Samsung is shipping Galaxy Buds4 and Buds4 Pro with S26 purchases as a bundle promotion. After a week with the Buds4 Pro as my daily earbuds, the verdict is straightforward: they’re very good and they justify the “ANC comparable to AirPods Pro 3” marketing claim in most practical scenarios.
The ANC performance on the Buds4 Pro in airplane/transit noise is genuinely comparable to AirPods Pro 3 — I did a back-to-back test on a subway commute and the difference was negligible. Where AirPods Pro 3 still edges ahead is in Transparency Mode (more natural) and Apple ecosystem integration (obviously). But at their standalone retail price, the Buds4 Pro would be excellent value. As a bundle bonus, they’re exceptional.
• Excellent Samsung ecosystem integration
• Galaxy AI live translation works through earbuds
• Comfortable for extended wear
• IPX7 water resistance
• Genuinely great audio tuning (balanced)
• Touch controls need adjustment period
• No lossless audio support
• Stem design not for everyone
• Galaxy Wearable app mandatory for full features
My final recommendation: if you’re on an S22 Ultra or earlier, or switching from an iPhone, the Galaxy S26 Ultra is an excellent flagship purchase.

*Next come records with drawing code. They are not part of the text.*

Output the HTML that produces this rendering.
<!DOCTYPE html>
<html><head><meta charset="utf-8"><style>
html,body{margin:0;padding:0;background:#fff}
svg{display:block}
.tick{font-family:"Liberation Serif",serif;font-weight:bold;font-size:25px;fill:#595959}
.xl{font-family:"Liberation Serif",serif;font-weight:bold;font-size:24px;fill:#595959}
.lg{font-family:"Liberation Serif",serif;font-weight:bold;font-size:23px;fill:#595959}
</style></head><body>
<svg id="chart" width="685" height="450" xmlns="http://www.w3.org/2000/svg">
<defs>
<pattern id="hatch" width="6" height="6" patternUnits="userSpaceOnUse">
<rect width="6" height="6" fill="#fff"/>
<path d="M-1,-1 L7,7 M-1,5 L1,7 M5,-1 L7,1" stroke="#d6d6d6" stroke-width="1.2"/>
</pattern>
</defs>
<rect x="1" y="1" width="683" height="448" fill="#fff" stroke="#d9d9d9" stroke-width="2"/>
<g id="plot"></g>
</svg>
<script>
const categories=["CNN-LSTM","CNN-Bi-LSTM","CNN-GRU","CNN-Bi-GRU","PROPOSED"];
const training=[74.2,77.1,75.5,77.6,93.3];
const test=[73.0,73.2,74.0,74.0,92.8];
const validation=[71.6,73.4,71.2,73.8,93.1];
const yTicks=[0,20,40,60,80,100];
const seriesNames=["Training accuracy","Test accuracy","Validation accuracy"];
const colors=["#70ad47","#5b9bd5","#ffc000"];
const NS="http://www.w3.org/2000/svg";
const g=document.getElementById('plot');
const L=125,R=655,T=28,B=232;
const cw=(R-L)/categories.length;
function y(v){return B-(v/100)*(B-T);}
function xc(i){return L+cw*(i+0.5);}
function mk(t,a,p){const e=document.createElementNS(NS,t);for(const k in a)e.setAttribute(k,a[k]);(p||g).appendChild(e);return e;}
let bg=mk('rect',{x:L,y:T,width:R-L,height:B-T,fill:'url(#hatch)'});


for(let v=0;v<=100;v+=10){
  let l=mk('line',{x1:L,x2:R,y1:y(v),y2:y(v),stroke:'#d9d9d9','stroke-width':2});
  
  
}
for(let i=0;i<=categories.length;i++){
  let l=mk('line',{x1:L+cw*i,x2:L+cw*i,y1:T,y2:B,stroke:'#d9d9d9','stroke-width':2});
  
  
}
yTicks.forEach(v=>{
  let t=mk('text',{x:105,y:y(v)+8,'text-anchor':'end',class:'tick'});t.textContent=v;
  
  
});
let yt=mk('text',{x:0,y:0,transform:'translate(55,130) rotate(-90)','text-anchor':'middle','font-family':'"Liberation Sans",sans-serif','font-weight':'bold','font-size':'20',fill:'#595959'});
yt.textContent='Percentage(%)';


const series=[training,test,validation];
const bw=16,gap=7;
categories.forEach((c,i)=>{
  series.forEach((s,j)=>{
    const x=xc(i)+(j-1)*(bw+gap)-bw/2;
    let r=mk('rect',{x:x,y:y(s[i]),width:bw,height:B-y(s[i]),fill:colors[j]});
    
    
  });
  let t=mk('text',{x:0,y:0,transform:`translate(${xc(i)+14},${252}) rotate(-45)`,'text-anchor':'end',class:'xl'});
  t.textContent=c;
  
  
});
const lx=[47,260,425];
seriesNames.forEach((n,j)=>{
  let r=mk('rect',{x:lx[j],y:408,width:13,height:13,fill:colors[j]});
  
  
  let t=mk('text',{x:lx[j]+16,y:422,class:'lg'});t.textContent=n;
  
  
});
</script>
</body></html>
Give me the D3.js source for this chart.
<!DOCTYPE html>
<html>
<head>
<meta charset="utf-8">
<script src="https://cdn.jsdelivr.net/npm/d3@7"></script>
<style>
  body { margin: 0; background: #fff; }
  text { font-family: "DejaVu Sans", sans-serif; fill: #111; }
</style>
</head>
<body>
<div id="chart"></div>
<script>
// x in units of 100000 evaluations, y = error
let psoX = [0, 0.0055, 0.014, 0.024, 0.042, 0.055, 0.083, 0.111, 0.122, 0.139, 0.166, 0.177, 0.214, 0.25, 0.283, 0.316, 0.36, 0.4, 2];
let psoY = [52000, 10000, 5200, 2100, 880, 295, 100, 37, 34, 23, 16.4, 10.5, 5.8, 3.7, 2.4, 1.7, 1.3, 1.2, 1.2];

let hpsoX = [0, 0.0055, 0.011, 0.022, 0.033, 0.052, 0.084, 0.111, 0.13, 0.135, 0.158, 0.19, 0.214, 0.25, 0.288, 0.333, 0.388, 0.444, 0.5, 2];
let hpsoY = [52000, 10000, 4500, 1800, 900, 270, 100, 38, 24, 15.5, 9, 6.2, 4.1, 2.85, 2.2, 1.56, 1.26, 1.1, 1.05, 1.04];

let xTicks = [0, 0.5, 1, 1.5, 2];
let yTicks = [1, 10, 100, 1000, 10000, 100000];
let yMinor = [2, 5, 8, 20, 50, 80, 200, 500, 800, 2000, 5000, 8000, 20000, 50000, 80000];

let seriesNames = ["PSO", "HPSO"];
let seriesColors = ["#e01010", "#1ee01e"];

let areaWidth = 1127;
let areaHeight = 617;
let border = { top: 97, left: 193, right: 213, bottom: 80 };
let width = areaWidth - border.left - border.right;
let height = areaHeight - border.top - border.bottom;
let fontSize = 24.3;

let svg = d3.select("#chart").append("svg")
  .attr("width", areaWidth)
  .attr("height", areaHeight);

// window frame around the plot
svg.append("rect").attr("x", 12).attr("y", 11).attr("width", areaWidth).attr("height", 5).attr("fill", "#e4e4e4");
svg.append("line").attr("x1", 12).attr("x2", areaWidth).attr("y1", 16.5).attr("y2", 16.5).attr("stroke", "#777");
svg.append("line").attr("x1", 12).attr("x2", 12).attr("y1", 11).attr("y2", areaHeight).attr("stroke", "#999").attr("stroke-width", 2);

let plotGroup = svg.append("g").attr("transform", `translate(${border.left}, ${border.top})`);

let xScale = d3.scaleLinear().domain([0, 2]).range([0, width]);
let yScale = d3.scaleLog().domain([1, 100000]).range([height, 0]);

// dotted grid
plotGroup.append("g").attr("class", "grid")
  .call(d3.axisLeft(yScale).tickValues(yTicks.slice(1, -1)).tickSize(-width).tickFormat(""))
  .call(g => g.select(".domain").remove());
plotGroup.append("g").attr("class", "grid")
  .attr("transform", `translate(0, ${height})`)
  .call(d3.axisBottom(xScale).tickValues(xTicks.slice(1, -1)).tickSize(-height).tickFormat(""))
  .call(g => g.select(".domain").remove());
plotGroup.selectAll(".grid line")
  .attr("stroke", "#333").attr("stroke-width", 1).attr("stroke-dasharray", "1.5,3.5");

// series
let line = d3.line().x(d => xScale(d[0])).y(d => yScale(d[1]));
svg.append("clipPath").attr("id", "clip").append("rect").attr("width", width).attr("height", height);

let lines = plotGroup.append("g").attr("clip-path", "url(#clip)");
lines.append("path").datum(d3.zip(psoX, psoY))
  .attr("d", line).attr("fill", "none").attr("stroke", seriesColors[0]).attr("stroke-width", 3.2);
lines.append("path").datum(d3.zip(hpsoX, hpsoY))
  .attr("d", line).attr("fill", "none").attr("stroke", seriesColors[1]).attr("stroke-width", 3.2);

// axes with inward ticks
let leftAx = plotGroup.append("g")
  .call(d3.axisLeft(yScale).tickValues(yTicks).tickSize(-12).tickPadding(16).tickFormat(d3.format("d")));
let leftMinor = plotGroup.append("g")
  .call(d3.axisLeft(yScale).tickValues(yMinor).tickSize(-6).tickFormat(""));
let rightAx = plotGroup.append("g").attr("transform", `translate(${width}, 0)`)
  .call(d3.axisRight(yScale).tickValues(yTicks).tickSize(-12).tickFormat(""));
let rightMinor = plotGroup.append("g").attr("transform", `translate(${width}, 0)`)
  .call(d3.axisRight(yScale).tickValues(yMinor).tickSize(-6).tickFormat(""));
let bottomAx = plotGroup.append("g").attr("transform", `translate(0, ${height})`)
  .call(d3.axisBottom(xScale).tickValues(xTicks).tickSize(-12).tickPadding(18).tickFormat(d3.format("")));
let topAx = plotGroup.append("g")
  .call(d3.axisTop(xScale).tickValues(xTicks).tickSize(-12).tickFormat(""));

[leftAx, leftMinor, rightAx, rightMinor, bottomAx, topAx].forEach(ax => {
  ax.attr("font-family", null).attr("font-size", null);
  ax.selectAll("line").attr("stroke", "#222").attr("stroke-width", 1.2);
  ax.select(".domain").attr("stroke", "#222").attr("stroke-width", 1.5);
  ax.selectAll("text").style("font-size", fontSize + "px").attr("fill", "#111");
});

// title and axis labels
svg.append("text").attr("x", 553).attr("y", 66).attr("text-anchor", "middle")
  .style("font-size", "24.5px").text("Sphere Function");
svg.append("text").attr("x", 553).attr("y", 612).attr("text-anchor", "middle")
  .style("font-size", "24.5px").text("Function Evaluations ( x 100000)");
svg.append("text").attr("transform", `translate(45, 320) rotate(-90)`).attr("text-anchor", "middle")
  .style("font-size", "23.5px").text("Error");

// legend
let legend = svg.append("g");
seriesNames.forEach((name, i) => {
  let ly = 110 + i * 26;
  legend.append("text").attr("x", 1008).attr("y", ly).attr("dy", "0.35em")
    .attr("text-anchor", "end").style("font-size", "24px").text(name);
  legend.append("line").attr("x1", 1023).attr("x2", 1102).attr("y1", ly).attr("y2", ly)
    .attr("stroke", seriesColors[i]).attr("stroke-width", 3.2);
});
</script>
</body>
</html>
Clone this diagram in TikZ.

You’ll feel every upgrade acutely. If you’re on anything newer, put the $1,400 back in your pocket. The S27 Ultra — which will almost certainly bring meaningful form-factor changes and a new generation of on-device AI — is a better use of your upgrade cycle.
CNET said it was “fun AI tricks for a steeper price.” I’d put it this way: it’s an excellent phone, but Samsung is asking you to pay for tomorrow’s upgrades today. Come back in 12 months when those upgrades actually arrive.